-------- Dataset
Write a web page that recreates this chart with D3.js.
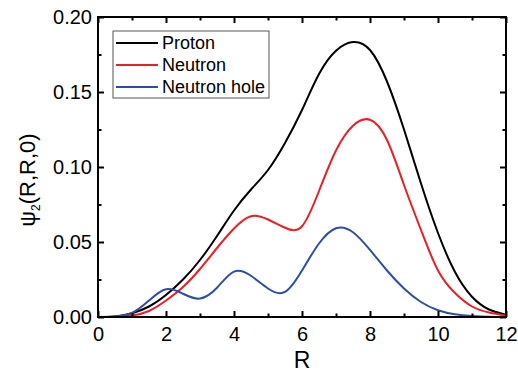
<!DOCTYPE html>
<html>
<head>
<meta charset="utf-8">
<script src="https://cdn.jsdelivr.net/npm/d3@7"></script>
<style>
  body { margin: 0; background: #fff; }
  svg text { font-family: "Liberation Sans", Arial, sans-serif; fill: #000; }
</style>
</head>
<body>
<div id="chart"></div>
<script>
// R grid shared by all curves
const rValues = [0, 0.5, 1, 1.5, 2, 2.5, 3, 3.5, 4, 4.5, 5, 5.5, 6, 6.5, 7, 7.5, 8, 8.5, 9, 9.5, 10, 10.5, 11, 11.5, 12];

const proton = [0, 0.0004, 0.0025, 0.007, 0.0147, 0.025, 0.038, 0.054, 0.071, 0.085, 0.098, 0.116, 0.138, 0.162, 0.1775, 0.1833, 0.178, 0.157, 0.125, 0.089, 0.056, 0.030, 0.0135, 0.005, 0.0015];
const neutron = [0, 0.0002, 0.001, 0.004, 0.011, 0.020, 0.032, 0.046, 0.059, 0.0672, 0.065, 0.0595, 0.0605, 0.084, 0.111, 0.1275, 0.1315, 0.118, 0.088, 0.058, 0.031, 0.016, 0.007, 0.003, 0.001];
const neutronHole = [0, 0.0003, 0.0027, 0.011, 0.0185, 0.0155, 0.0123, 0.0195, 0.0303, 0.0275, 0.019, 0.0167, 0.031, 0.049, 0.0592, 0.0565, 0.0447, 0.031, 0.019, 0.010, 0.0045, 0.0018, 0.0007, 0.0002, 0];

const seriesNames = ["Proton", "Neutron", "Neutron hole"];
const seriesColors = ["#000000", "#ee1d24", "#2f4ea1"];

const xMajor = [0, 2, 4, 6, 8, 10, 12];
const xMinor = [1, 3, 5, 7, 9, 11];
const yMajor = [0, 0.05, 0.10, 0.15, 0.20];
const yMinor = [0.025, 0.075, 0.125, 0.175];

const W = 518, H = 373;
const margin = {top: 17, right: 12, bottom: 56, left: 98};
const width = W - margin.left - margin.right,
      height = H - margin.top - margin.bottom;

const svg = d3.select("#chart").append("svg")
    .attr("width", W).attr("height", H)
  .append("g")
    .attr("transform", `translate(${margin.left},${margin.top})`);

svg.append("clipPath").attr("id", "plot-clip")
  .append("rect").attr("width", width).attr("height", height);

const x = d3.scaleLinear().domain([0, 12]).range([0, width]);
const y = d3.scaleLinear().domain([0, 0.20]).range([height, 0]);

// curves
const series = [proton, neutron, neutronHole];
const line = d3.line()
    .x((d, i) => x(rValues[i]))
    .y(d => y(d))
    .curve(d3.curveNatural);

svg.append("g").attr("clip-path", "url(#plot-clip)")
  .selectAll("path")
  .data(series)
  .join("path")
    .attr("fill", "none")
    .attr("stroke", (d, i) => seriesColors[i])
    .attr("stroke-width", 2)
    .attr("d", line);

// axes, ticks pointing inward on all sides
function styleAxis(g) {
  g.select(".domain").remove();
  g.selectAll(".tick line").attr("stroke", "#000").attr("stroke-width", 2);
  g.selectAll(".tick text").attr("font-size", 20).attr("fill", "#000");
}

svg.append("g").attr("transform", `translate(0,${height})`)
  .call(d3.axisBottom(x).tickValues(xMajor).tickSize(-6).tickPadding(10).tickFormat(d3.format("d")))
  .call(styleAxis);
svg.append("g").attr("transform", `translate(0,${height})`)
  .call(d3.axisBottom(x).tickValues(xMinor).tickSize(-3.5).tickFormat(""))
  .call(styleAxis);
svg.append("g")
  .call(d3.axisTop(x).tickValues(xMajor).tickSize(-6).tickFormat(""))
  .call(styleAxis);
svg.append("g")
  .call(d3.axisTop(x).tickValues(xMinor).tickSize(-3.5).tickFormat(""))
  .call(styleAxis);

svg.append("g")
  .call(d3.axisLeft(y).tickValues(yMajor).tickSize(-6).tickPadding(6).tickFormat(d3.format(".2f")))
  .call(styleAxis);
svg.append("g")
  .call(d3.axisLeft(y).tickValues(yMinor).tickSize(-3.5).tickFormat(""))
  .call(styleAxis);
svg.append("g").attr("transform", `translate(${width},0)`)
  .call(d3.axisRight(y).tickValues(yMajor).tickSize(-6).tickFormat(""))
  .call(styleAxis);
svg.append("g").attr("transform", `translate(${width},0)`)
  .call(d3.axisRight(y).tickValues(yMinor).tickSize(-3.5).tickFormat(""))
  .call(styleAxis);

// frame
svg.append("rect")
    .attr("x", 0).attr("y", 0)
    .attr("width", width).attr("height", height)
    .attr("fill", "none")
    .attr("stroke", "#000")
    .attr("stroke-width", 2);

// axis titles
svg.append("text")
    .attr("x", width / 2)
    .attr("y", height + 51)
    .attr("text-anchor", "middle")
    .attr("font-size", 23)
    .text("R");

const yTitle = svg.append("text")
    .attr("transform", `translate(${-63},${163}) rotate(-90)`)
    .attr("text-anchor", "middle")
    .attr("font-size", 22);
yTitle.append("tspan").text("ψ");
yTitle.append("tspan").attr("font-size", 12).attr("dy", 5).text("2");
yTitle.append("tspan").attr("dy", -5).text("(R,R,0)");

// legend
const legend = svg.append("g").attr("transform", "translate(15,14)");
legend.append("rect")
    .attr("x", 0).attr("y", 0)
    .attr("width", 156).attr("height", 67)
    .attr("fill", "#fff")
    .attr("stroke", "#555")
    .attr("stroke-width", 1);
seriesNames.forEach((name, i) => {
  const yy = 12 + i * 22;
  legend.append("line")
      .attr("x1", 3).attr("x2", 45)
      .attr("y1", yy).attr("y2", yy)
      .attr("stroke", seriesColors[i])
      .attr("stroke-width", 2);
  legend.append("text")
      .attr("x", 49).attr("y", yy)
      .attr("dy", "0.35em")
      .attr("font-size", 18)
      .text(name);
});
</script>
</body>
</html>
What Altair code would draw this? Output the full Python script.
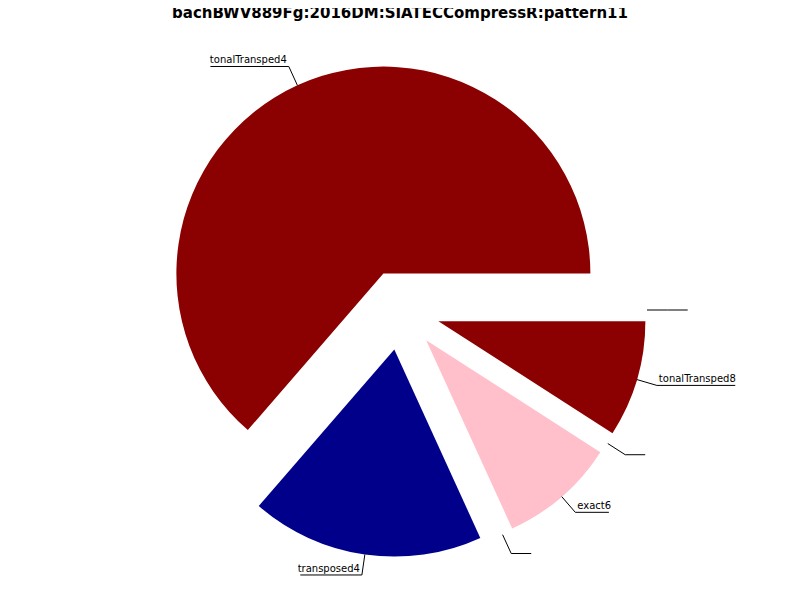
----------------
**Exercise requirements:**
Repeat, with no pictures, each line from the beginning of the data through the line containing "11, 11.5, 12];", inclusive.

**Answer for this exercise:**
Write a web page that recreates this chart with D3.js.
<!DOCTYPE html>
<html>
<head>
<meta charset="utf-8">
<script src="https://cdn.jsdelivr.net/npm/d3@7"></script>
<style>
  body { margin: 0; background: #fff; }
  svg text { font-family: "Liberation Sans", Arial, sans-serif; fill: #000; }
</style>
</head>
<body>
<div id="chart"></div>
<script>
// R grid shared by all curves
const rValues = [0, 0.5, 1, 1.5, 2, 2.5, 3, 3.5, 4, 4.5, 5, 5.5, 6, 6.5, 7, 7.5, 8, 8.5, 9, 9.5, 10, 10.5, 11, 11.5, 12];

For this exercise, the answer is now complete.